Bahn will Seniorin nun die vollen Taxikosten erstatten
Nach Hause zurückgefahren ist Meike Scheibeck übrigens nicht mit der Bahn. Sie hatte zum Ende der Kur einen Unfall und wurde mit einem Rettungswagen ins Ruhrgebiet gefahren. „Aber sonst hätte ich sie abgeholt. In einen Zug setze ich meine Mutter nicht noch einmal“, sagt Tochter Silke.

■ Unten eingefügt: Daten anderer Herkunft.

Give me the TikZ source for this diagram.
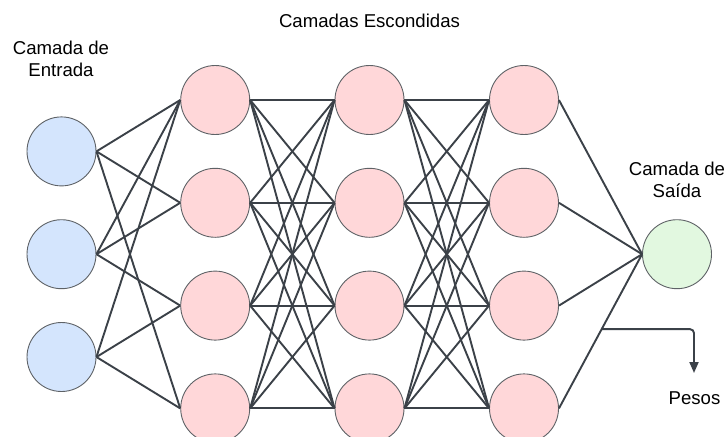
\documentclass[tikz,border=0pt]{standalone}
\usepackage{fontspec}
\setmainfont{Liberation Sans}
\usetikzlibrary{arrows.meta,calc}

\definecolor{edgecol}{HTML}{3B4148}
\definecolor{rimcol}{HTML}{5E6266}
\definecolor{infill}{HTML}{D4E5FD}
\definecolor{hidfill}{HTML}{FFD7D9}
\definecolor{outfill}{HTML}{E2F8E0}

\tikzset{
  neuron/.style={circle, draw=rimcol, line width=0.9pt, minimum size=69pt, inner sep=0pt},
  inneuron/.style={neuron, fill=infill},
  hidneuron/.style={neuron, fill=hidfill},
  outneuron/.style={neuron, fill=outfill},
  link/.style={draw=edgecol, line width=1.9pt},
  label/.style={font=\fontsize{18.6}{22}\selectfont, inner sep=0pt, align=center, anchor=base},
}

\begin{document}
\begin{tikzpicture}[x=1pt, y=-1pt]
\useasboundingbox (0,0) rectangle (727,436);

% input layer
\foreach \i/\y in {1/151.4, 2/254.2, 3/357.0}
  \node[inneuron] (in\i) at (61.5,\y) {};

% hidden layers
\foreach \c/\x in {1/215.2, 2/369.5, 3/524}
  \foreach \r/\y in {1/100, 2/202.8, 3/305.6, 4/408.4}
    \node[hidneuron] (h\c\r) at (\x,\y) {};

% output layer
\node[outneuron] (out) at (677,254.2) {};

% input -> first hidden layer
\foreach \a/\b in {1/1, 1/2, 1/4, 2/1, 2/2, 2/3, 3/1, 3/3, 3/4}
  \draw[link] (in\a.east) -- (h1\b.west);

% hidden -> hidden, fully connected
\foreach \a in {1,...,4}
  \foreach \b in {1,...,4} {
    \draw[link] (h1\a.east) -- (h2\b.west);
    \draw[link] (h2\a.east) -- (h3\b.west);
  }

% last hidden layer -> output
\foreach \a in {1,...,4}
  \draw[link] (h3\a.east) -- (out.west);

% weights pointer
\coordinate (wsrc) at ($(h34.east)!0.514!(out.west)$);
\coordinate (wtip) at (694,373);
\draw[link, rounded corners=4pt, -{Triangle[width=9pt,length=11pt]}] (wsrc) -| (wtip);

% labels (multi-line nodes sit on the baseline of their last line)
\node[label] (ttlhid) at (369.5,28) {Camadas Escondidas};
\node[label] (ttlin) at (61,76) {Camada de\\Entrada};
\node[label] (ttlout) at (677,197) {Camada de\\Saída};
\node[label] (ttlw) at (694.5,404) {Pesos};
\end{tikzpicture}
\end{document}
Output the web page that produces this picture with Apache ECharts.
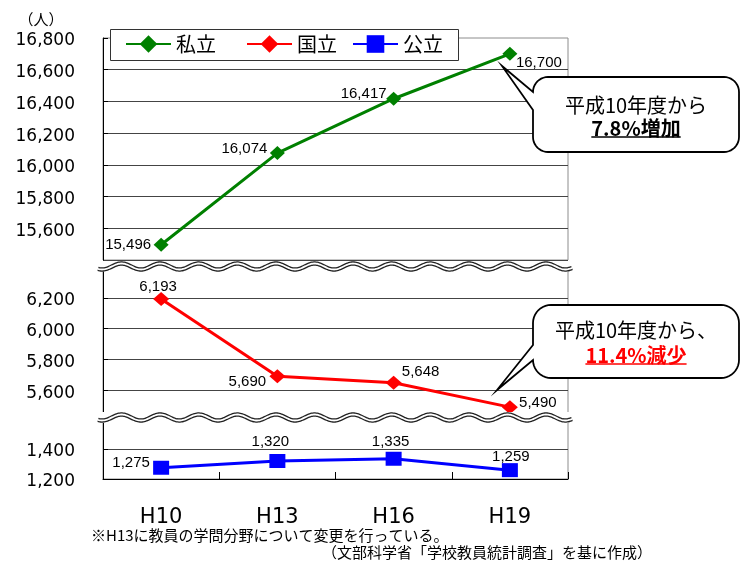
<!DOCTYPE html>
<html>
<head>
<meta charset="utf-8">
<script src="https://cdn.jsdelivr.net/npm/echarts@6/dist/echarts.min.js"></script>
<style>
  html, body { margin: 0; padding: 0; background: #fff; }
  #chart { width: 746px; height: 561px; }
</style>
</head>
<body>
<div id="chart"></div>
<script>
// ---- data ----
const categories = ['H10', 'H13', 'H16', 'H19'];
const seriesNames = ['私立', '国立', '公立'];
const privateValues = [15496, 16074, 16417, 16700];
const nationalValues = [6193, 5690, 5648, 5490];
const publicValues = [1275, 1320, 1335, 1259];

// value ranges of the three segments of the broken axis
const upperRange = [15400, 16800];
const middleRange = [5400, 6400];
const lowerRange = [1200, 1600];
const tickStep = 200;

const unitLabel = '（人）';
const noteLine1 = '※H13に教員の学問分野について変更を行っている。';
const noteLine2 = '（文部科学省「学校教員統計調査」を基に作成）';
const calloutUp = ['平成10年度から', '7.8%増加'];
const calloutDown = ['平成10年度から、', '11.4%減少'];

// ---- styling ----
const COLORS = ['#008000', '#ff0000', '#0000ff'];
const JP = '"Noto Sans CJK JP", sans-serif';
const NUM = '"Liberation Sans", Arial, sans-serif';
const AXNUM = '"DejaVu Sans", sans-serif';

// label placement (offset of each value label from its marker)
const privateLabelOffsets = [[-33, 0], [-33, -4], [-30, -5], [29, 9]];
const nationalLabelOffsets = [[-3, -12], [-30, 6], [27, -11], [28, -4]];
const publicLabelOffsets = [[-30, -5], [-7, -19], [-3, -17], [1, -13]];

// left edge of each legend entry inside the legend box
const legendLefts = [125, 246, 352];

const fmt = v => Number(v).toLocaleString('en-US');

const PLOT_LEFT = 103, PLOT_WIDTH = 465;
const grids = [
  { left: PLOT_LEFT, top: 38, width: PLOT_WIDTH, height: 222 },
  { left: PLOT_LEFT, top: 267, width: PLOT_WIDTH, height: 154 },
  { left: PLOT_LEFT, top: 419, width: PLOT_WIDTH, height: 60 }
].map(g => Object.assign(g, { show: true, borderColor: '#8c8c8c', borderWidth: 1 }));

function yLabel(extra) {
  return Object.assign({
    fontFamily: AXNUM, fontSize: 17, color: '#000', margin: 28,
    formatter: v => '{v|' + fmt(v) + '}',
    rich: { v: { fontFamily: AXNUM, fontSize: 17, color: '#000', padding: [6, 0, 0, 0] } }
  }, extra);
}

function yAxisFor(idx, range, opts) {
  return Object.assign({
    type: 'value', gridIndex: idx, min: range[0], max: range[1], interval: tickStep,
    axisLine: { show: true, lineStyle: { color: '#000', width: 1 } },
    axisTick: { show: true, inside: true, length: 5, lineStyle: { color: '#000' } },
    splitLine: { show: true, lineStyle: { color: '#444', width: 1 } },
    axisLabel: yLabel({})
  }, opts);
}

function xAxisFor(idx, visible) {
  return {
    type: 'category', gridIndex: idx, data: categories, boundaryGap: true,
    axisLine: { show: visible, lineStyle: { color: '#000', width: 1 } },
    axisTick: { show: visible, inside: true, length: 7, lineStyle: { color: '#000' } },
    axisLabel: { show: visible, fontFamily: AXNUM, fontSize: 21, color: '#000', margin: 28 },
    splitLine: { show: false }
  };
}

function lineSeries(i, values, offsets, symbol, symbolSize) {
  return {
    type: 'line', name: seriesNames[i], xAxisIndex: i, yAxisIndex: i,
    data: values.map((v, k) => ({ value: v, label: { offset: offsets[k] } })),
    symbol: symbol, symbolSize: symbolSize,
    lineStyle: { color: COLORS[i], width: 3 },
    itemStyle: { color: COLORS[i] },
    label: {
      show: true, position: 'inside', color: '#000', fontFamily: NUM, fontSize: 15,
      formatter: p => fmt(p.value)
    },
    emphasis: { disabled: true },
    z: 3
  };
}

// ---- decorations: wavy axis breaks ----
function wave(baseY, amp) {
  const pts = [];
  for (let x = 98; x <= 572; x += 1) {
    pts.push([x, baseY + amp * Math.cos(2 * Math.PI * (x - 218) / 38.6)]);
  }
  return pts;
}
function breakMark(maskTop, maskBottom, baseY) {
  const pts = wave(baseY, 3);
  return [
    { type: 'rect', z: 50, shape: { x: 96, y: maskTop, width: 478, height: maskBottom - maskTop },
      style: { fill: '#fff' }, silent: true },
    { type: 'polyline', z: 51, shape: { points: pts }, style: { stroke: '#222', lineWidth: 4.4, fill: null }, silent: true },
    { type: 'polyline', z: 52, shape: { points: pts }, style: { stroke: '#fff', lineWidth: 1.8, fill: null }, silent: true }
  ];
}

// ---- decorations: speech bubbles ----
function arcPts(cx, cy, r, a0, a1, out) {
  const n = 10;
  for (let k = 0; k <= n; k++) {
    const a = (a0 + (a1 - a0) * k / n) * Math.PI / 180;
    out.push([cx + r * Math.cos(a), cy + r * Math.sin(a)]);
  }
}
function bubble(x0, y0, x1, y1, r, tailLow, tip, tailHigh) {
  const p = [];
  arcPts(x1 - r, y0 + r, r, -90, 0, p);
  arcPts(x1 - r, y1 - r, r, 0, 90, p);
  arcPts(x0 + r, y1 - r, r, 90, 180, p);
  p.push([x0, tailLow], tip, [x0, tailHigh]);
  arcPts(x0 + r, y0 + r, r, 180, 270, p);
  return { type: 'polygon', z: 60, shape: { points: p },
    style: { fill: '#fff', stroke: '#000', lineWidth: 1.8 }, silent: true };
}

const measureCtx = document.createElement('canvas').getContext('2d');
function textWidth(str, font) { measureCtx.font = font; return measureCtx.measureText(str).width; }

function bubbleTexts(lines, cx, y1, y2, ulY, color) {
  const boldFont = 'bold 20px "Noto Sans CJK JP"';
  const w = textWidth(lines[1], boldFont);
  return [
    { type: 'text', z: 61, x: cx, y: y1, silent: true,
      style: { text: lines[0], fill: '#000', font: '20px ' + JP, align: 'center', verticalAlign: 'middle' } },
    { type: 'text', z: 61, x: cx, y: y2, silent: true,
      style: { text: lines[1], fill: color, font: 'bold 20px ' + JP, align: 'center', verticalAlign: 'middle' } },
    { type: 'line', z: 61, silent: true, shape: { x1: cx - w / 2, y1: ulY, x2: cx + w / 2, y2: ulY },
      style: { stroke: color, lineWidth: 1.6 } }
  ];
}

const graphics = [].concat(
  // frame behind the legend entries
  [{ type: 'rect', z: 5, silent: true, shape: { x: 110.5, y: 29.5, width: 348, height: 31 },
     style: { fill: '#fff', stroke: '#333', lineWidth: 1 } }],
  breakMark(262, 271.5, 266.5),
  breakMark(412, 423, 417.5),
  [bubble(533, 77, 739, 152, 15, 110, [502, 66], 92)],
  bubbleTexts(calloutUp, 636, 105, 128, 137, '#000'),
  [bubble(533, 305, 739, 378, 18, 360, [497, 390], 345)],
  bubbleTexts(calloutDown, 636, 330, 355, 364, '#ff0000'),
  [
    { type: 'text', z: 61, x: 41, y: 19, silent: true,
      style: { text: unitLabel, fill: '#000', font: '15px ' + JP, align: 'center', verticalAlign: 'middle' } },
    { type: 'text', z: 61, x: 91, y: 535, silent: true,
      style: { text: noteLine1, fill: '#000', font: '15px ' + JP, align: 'left', verticalAlign: 'middle' } },
    { type: 'text', z: 61, x: 652, y: 552, silent: true,
      style: { text: noteLine2, fill: '#000', font: '15px ' + JP, align: 'right', verticalAlign: 'middle' } }
  ]
);

// one legend component per entry so each sits at its own spot in the frame
const legends = seriesNames.map((name, i) => ({
  data: [name],
  left: legendLefts[i], top: 34,
  padding: 0,
  itemWidth: 45, itemHeight: 22,
  selectedMode: false,
  textStyle: { fontFamily: JP, fontSize: 20, color: '#000' },
  z: 10
}));

const chart = echarts.init(document.getElementById('chart'), null, { renderer: 'canvas' });
chart.setOption({
  animation: false,
  backgroundColor: '#fff',
  grid: grids,
  xAxis: [xAxisFor(0, false), xAxisFor(1, false), xAxisFor(2, true)],
  yAxis: [
    yAxisFor(0, upperRange, {
      axisLabel: yLabel({ showMinLabel: false }),
      splitLine: { show: true, showMaxLine: false, lineStyle: { color: '#444', width: 1 } }
    }),
    yAxisFor(1, middleRange, { axisLabel: yLabel({ showMinLabel: false, showMaxLabel: false }) }),
    yAxisFor(2, lowerRange, { axisLabel: yLabel({ showMaxLabel: false }) })
  ],
  legend: legends,
  series: [
    lineSeries(0, privateValues, privateLabelOffsets, 'diamond', [15, 14]),
    lineSeries(1, nationalValues, nationalLabelOffsets, 'diamond', [16, 14]),
    lineSeries(2, publicValues, publicLabelOffsets, 'rect', [16, 14])
  ],
  graphic: { elements: graphics }
});
</script>
</body>
</html>
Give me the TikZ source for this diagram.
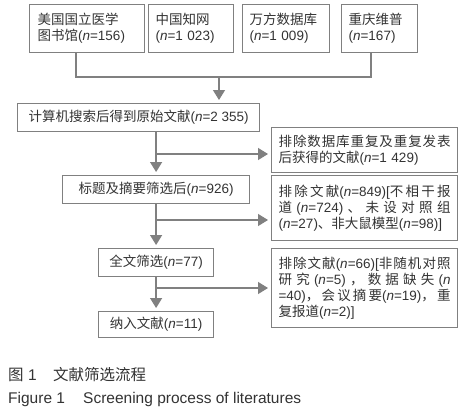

Auf Nachfrage unserer Redaktion korrigiert sich die Bahn. „Bei dieser Fahrt ist wirklich einiges schiefgelaufen, was wir heute auch nicht mehr nachvollziehen können“, so ein Sprecher. „Wir möchten uns aufrichtig entschuldigen.“ Die Kundin habe alles richtig gemacht. Normalerweise erstattet die Bahn Taxikosten bis zu einer Höhe von 80 Euro. Doch in diesem Fall wolle und werde man nun eine Ausnahme machen. Meike Scheibeck werde ihre Taxikosten in voller Höhe erstattet bekommen.